What if I have unfiled tax returns from many years ago?
We routinely handle 5+ years of unfiled returns. Through the Voluntary Disclosures Program — applied for before the CRA contacts you — we can usually eliminate gross-negligence penalties and limit interest exposure.
How long do I need to keep my business records, and do I need original receipts?
As a general rule, keep your records for six to seven years. Under the Income Tax Act the six-year period runs from the end of the tax year the records relate to. Although the Canada Revenue Agency can ordinarily reassess income tax for three years and GST/HST for four, keeping records a little longer is wise because the agency can reach back further where it suspects fraud or gross negligence. Records tied to buying or selling property should be kept indefinitely, because you need them to compute the correct capital gain on disposition.

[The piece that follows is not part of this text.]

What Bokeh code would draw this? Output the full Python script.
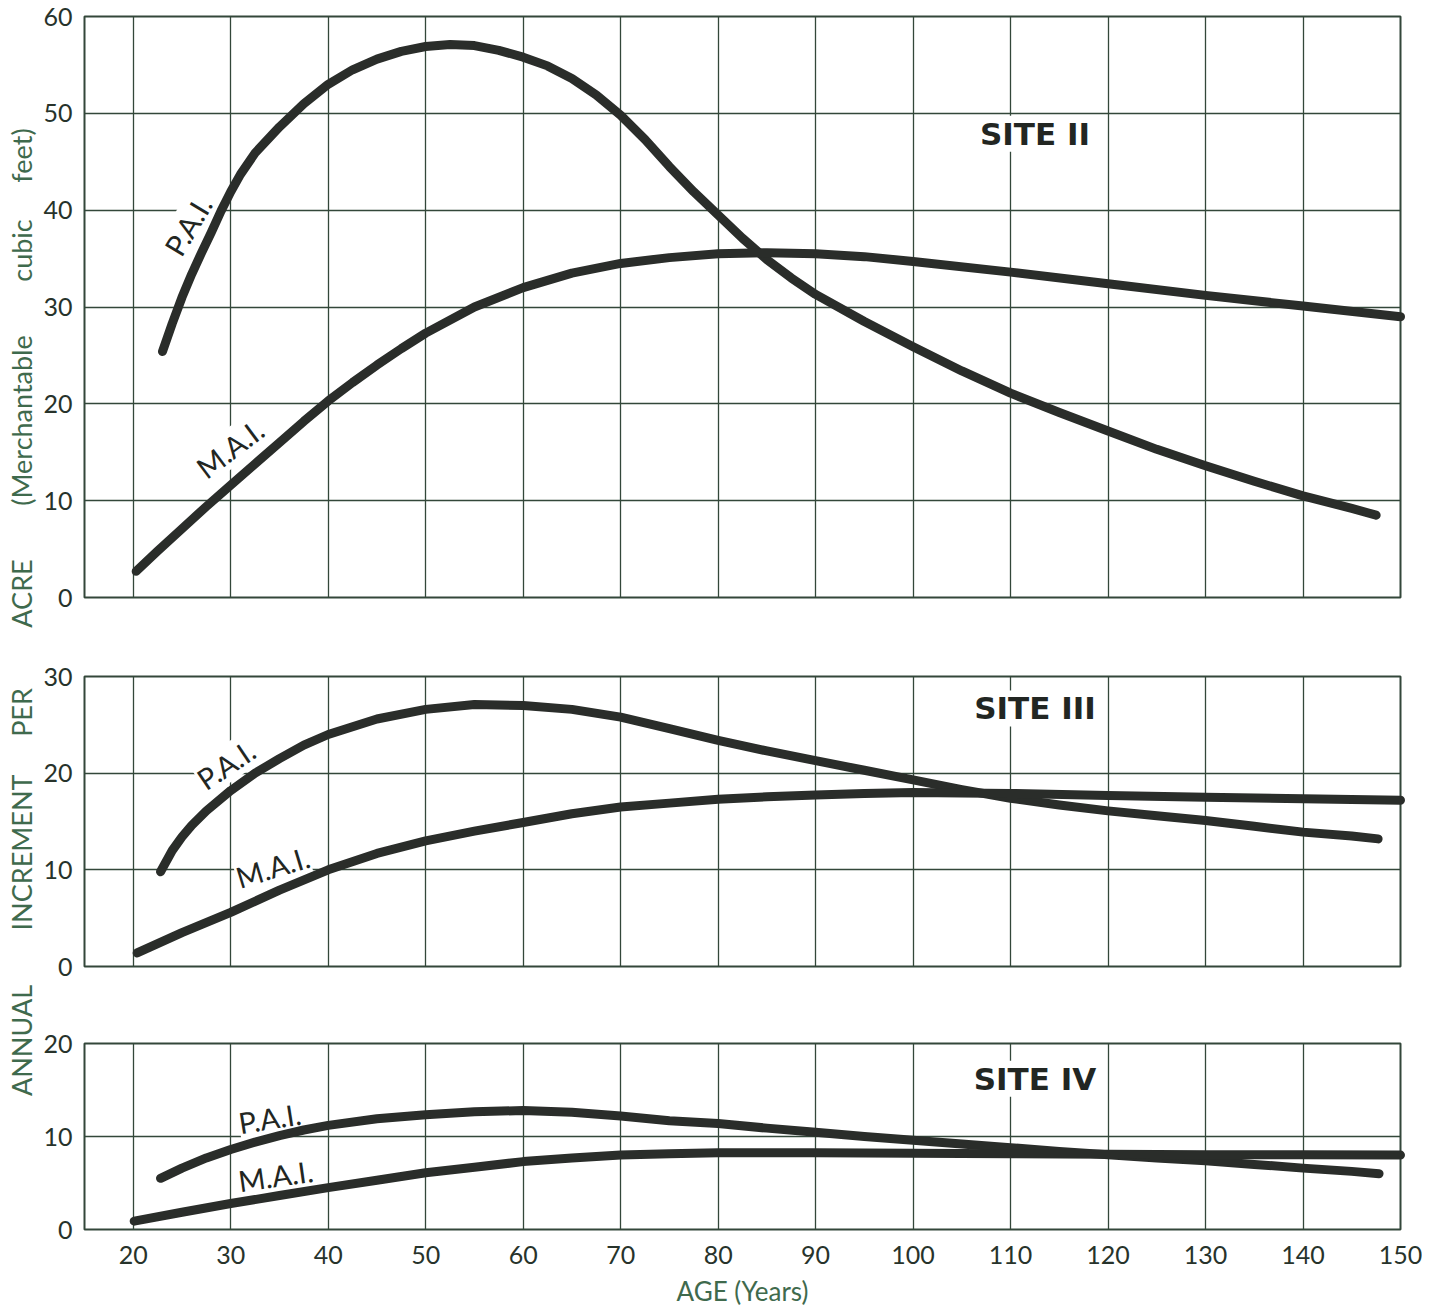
import numpy as np
from bokeh.plotting import figure
from bokeh.models import Range1d, FixedTicker, Label
from bokeh.layouts import row, column
from bokeh.embed import file_html
from bokeh.resources import INLINE
from bokeh.core.properties import value

# ---------------- data ----------------
x_ticks = [20, 30, 40, 50, 60, 70, 80, 90, 100, 110, 120, 130, 140, 150]

site2_pai_age = [23, 24, 25, 26, 27, 28, 29, 30, 31, 32.5, 35, 37.5, 40, 42.5, 45, 47.5, 50, 52.5,
                 55, 57.5, 60, 62.5, 65, 67.5, 70, 72.5, 75, 77.5, 80, 82.5, 85, 87.5, 90, 95,
                 100, 105, 110, 115, 120, 125, 130, 135, 140, 145, 147.5]
site2_pai = [25.4, 28.3, 31.0, 33.4, 35.6, 37.7, 39.9, 41.9, 43.7, 45.9, 48.6, 51.0, 53.0, 54.5,
             55.6, 56.4, 56.9, 57.1, 57.0, 56.5, 55.8, 54.9, 53.6, 51.9, 49.8, 47.3, 44.5, 41.9,
             39.5, 37.1, 34.9, 33.0, 31.3, 28.5, 25.9, 23.4, 21.1, 19.1, 17.2, 15.3, 13.6, 12.0,
             10.5, 9.2, 8.5]
site2_mai_age = [20.3, 22.5, 25, 27.5, 30, 32.5, 35, 37.5, 40, 42.5, 45, 47.5, 50, 55, 60, 65, 70,
                 75, 80, 85, 90, 95, 100, 110, 120, 130, 140, 150]
site2_mai = [2.7, 4.8, 7.1, 9.4, 11.6, 13.8, 16.0, 18.2, 20.3, 22.2, 24.0, 25.7, 27.3, 30.0, 32.0,
             33.5, 34.5, 35.1, 35.5, 35.6, 35.5, 35.2, 34.7, 33.6, 32.4, 31.2, 30.1, 29.0]

site3_pai_age = [22.8, 24, 25, 26, 27.5, 30, 32.5, 35, 37.5, 40, 45, 50, 55, 60, 65, 70, 75, 80,
                 85, 90, 95, 100, 105, 110, 115, 120, 125, 130, 135, 140, 145, 147.7]
site3_pai = [9.8, 12.0, 13.4, 14.6, 16.1, 18.2, 20.0, 21.5, 22.9, 24.0, 25.6, 26.6, 27.1, 27.0,
             26.6, 25.8, 24.6, 23.4, 22.3, 21.3, 20.3, 19.3, 18.3, 17.4, 16.7, 16.1, 15.6, 15.1,
             14.5, 13.9, 13.5, 13.2]
site3_mai_age = [20.4, 25, 30, 35, 40, 45, 50, 55, 60, 65, 70, 75, 80, 85, 90, 95, 100, 110, 120,
                 130, 140, 150]
site3_mai = [1.4, 3.5, 5.6, 7.9, 10.0, 11.7, 13.0, 14.0, 14.9, 15.8, 16.5, 16.9, 17.3, 17.55, 17.75,
             17.9, 18.0, 17.9, 17.7, 17.5, 17.35, 17.2]

site4_pai_age = [22.8, 25, 27.5, 30, 32.5, 35, 37.5, 40, 45, 50, 55, 60, 65, 70, 75, 80, 85, 90,
                 95, 100, 105, 110, 115, 120, 125, 130, 135, 140, 145, 147.8]
site4_pai = [5.5, 6.6, 7.7, 8.6, 9.4, 10.1, 10.7, 11.2, 11.9, 12.35, 12.65, 12.8, 12.6, 12.2, 11.7,
             11.4, 10.9, 10.45, 10.0, 9.6, 9.2, 8.8, 8.4, 8.05, 7.7, 7.4, 7.0, 6.6, 6.25, 6.0]
site4_mai_age = [20.1, 25, 30, 35, 40, 45, 50, 55, 60, 65, 70, 75, 80, 90, 100, 110, 120, 130, 140,
                 150]
site4_mai = [0.9, 1.85, 2.8, 3.65, 4.5, 5.3, 6.1, 6.7, 7.3, 7.7, 8.0, 8.15, 8.25, 8.25, 8.2, 8.15,
             8.1, 8.05, 8.05, 8.0]

site_titles = ["SITE II", "SITE III", "SITE IV"]
y_maxes = [60, 30, 20]
x_label = "AGE (Years)"
y_label_words = ["ANNUAL", "INCREMENT", "PER", "ACRE", "(Merchantable", "cubic", "feet)"]

# ---------------- styling ----------------
GRID = "#33473a"
CURVE = "#2a2d2a"
TICK = "#27332b"
YLAB = "#3f6a4d"
FONT = "Lato"
LAB_W = 38


def panel(ymax, height, top, bottom, show_x):
    p = figure(width=1422 - LAB_W, height=height, x_range=Range1d(15, 150),
               y_range=Range1d(0, ymax), output_backend="svg", toolbar_location=None,
               x_axis_location="below" if show_x else None,
               min_border_left=84 - LAB_W, min_border_right=22, min_border_top=top,
               min_border_bottom=bottom)
    p.background_fill_color = "white"
    p.border_fill_color = "white"
    p.outline_line_color = GRID
    p.outline_line_width = 2
    p.xgrid.ticker = FixedTicker(ticks=list(range(20, 150, 10)))
    p.ygrid.ticker = FixedTicker(ticks=list(range(10, ymax, 10)))
    for g in (p.xgrid, p.ygrid):
        g.grid_line_color = GRID
        g.grid_line_width = 1.3
        g.grid_line_alpha = 1.0
    ax = p.yaxis[0]
    ax.ticker = FixedTicker(ticks=list(range(0, ymax + 1, 10)))
    ax.axis_line_color = None
    ax.major_tick_line_color = None
    ax.minor_tick_line_color = None
    ax.major_label_standoff = 6
    ax.major_label_text_font = FONT
    ax.major_label_text_font_size = "25px"
    ax.major_label_text_color = TICK
    if show_x:
        xa = p.xaxis[0]
        xa.ticker = FixedTicker(ticks=x_ticks)
        xa.axis_line_color = None
        xa.major_tick_line_color = None
        xa.minor_tick_line_color = None
        xa.major_label_standoff = 10
        xa.major_label_text_font = FONT
        xa.major_label_text_font_size = "25px"
        xa.major_label_text_color = TICK
        xa.axis_label = x_label
        xa.axis_label_standoff = 8
        xa.axis_label_text_font = FONT
        xa.axis_label_text_font_size = "26px"
        xa.axis_label_text_font_style = "normal"
        xa.axis_label_text_color = YLAB
    return p


def curve(p, xs, ys):
    r = p.line(xs, ys, line_width=9, line_color=CURVE, line_cap="round", line_join="round")
    r.level = "overlay"


def tag(p, x, y, text, angle_deg, size="29px", style="normal", font=FONT):
    p.add_layout(Label(x=x, y=y, text=text, angle=np.deg2rad(angle_deg), text_align="center",
                       text_baseline="middle", text_font=font, text_font_size=size,
                       text_font_style=style, text_color="#222622",
                       background_fill_color="white", background_fill_alpha=1.0))


H1, H2, H3 = 637, 367, 305

p1 = panel(y_maxes[0], H1, 16, 40, False)
curve(p1, site2_pai_age, site2_pai)
curve(p1, site2_mai_age, site2_mai)
tag(p1, 25.6, 38.4, "P.A.I.", 59)
tag(p1, 29.9, 15.4, "M.A.I.", 37)
tag(p1, 112.5, 47.9, site_titles[0], 0, size="31px", style="bold", font="DejaVu Sans")

p2 = panel(y_maxes[1], H2, 39, 38, False)
curve(p2, site3_pai_age, site3_pai)
curve(p2, site3_mai_age, site3_mai)
tag(p2, 29.5, 20.9, "P.A.I.", 34)
tag(p2, 34.3, 10.3, "M.A.I.", 17)
tag(p2, 112.5, 26.7, site_titles[1], 0, size="31px", style="bold", font="DejaVu Sans")

p3 = panel(y_maxes[2], H3, 39, 72, True)
curve(p3, site4_pai_age, site4_pai)
curve(p3, site4_mai_age, site4_mai)
tag(p3, 34.0, 12.0, "P.A.I.", 9)
tag(p3, 34.6, 5.8, "M.A.I.", 8)
tag(p3, 112.5, 16.2, site_titles[2], 0, size="31px", style="bold", font="DejaVu Sans")

# vertical (shared) y-axis title, in page-pixel coordinates
total_h = H1 + H2 + H3
lab = figure(width=LAB_W, height=total_h, x_range=Range1d(0, LAB_W),
             y_range=Range1d(total_h, 0), output_backend="svg", toolbar_location=None,
             x_axis_location=None, y_axis_location=None, min_border_left=0, min_border_right=0,
             min_border_top=0, min_border_bottom=0)
lab.outline_line_color = None
lab.xgrid.visible = False
lab.ygrid.visible = False
word_centers = [1040, 852, 712, 593, 420, 250, 155]
lab.text(x=[21] * len(y_label_words), y=word_centers, text=y_label_words, angle=np.pi / 2,
         text_align="center", text_baseline="middle", text_font=value(FONT),
         text_font_size="27px", text_color=YLAB)

layout = row(lab, column(p1, p2, p3))
open("out.html", "w").write(file_html(layout, INLINE))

On receipts: strictly speaking, the Income Tax Act does not require an original receipt to claim most business expenses — but if an auditor asks for the original and you can only produce a photocopy, scan, or credit card statement, the expense may be denied. The practical answer is to keep everything an auditor might want, including originals (plus a scan, since some receipts fade), and to back up your records offsite.
What does a Canadian tax lawyer actually do?
A Canadian tax lawyer advises on and litigates tax matters. On the dispute side, that means representing taxpayers in CRA audits, filing Notices of Objection, and appearing at the Tax Court of Canada and the Federal Court — work that requires legal training and rights of audience an accountant does not have. On the planning side, it means structuring transactions, corporations, and estates to be tax-efficient and defensible.
Two features distinguish a tax lawyer from an accountant: solicitor-client privilege, which protects sensitive communications from disclosure to the CRA, and the ability to argue a case in court. Tax lawyers and accountants frequently work together, with the lawyer handling disputes, privileged questions, and complex planning while the accountant handles compliance.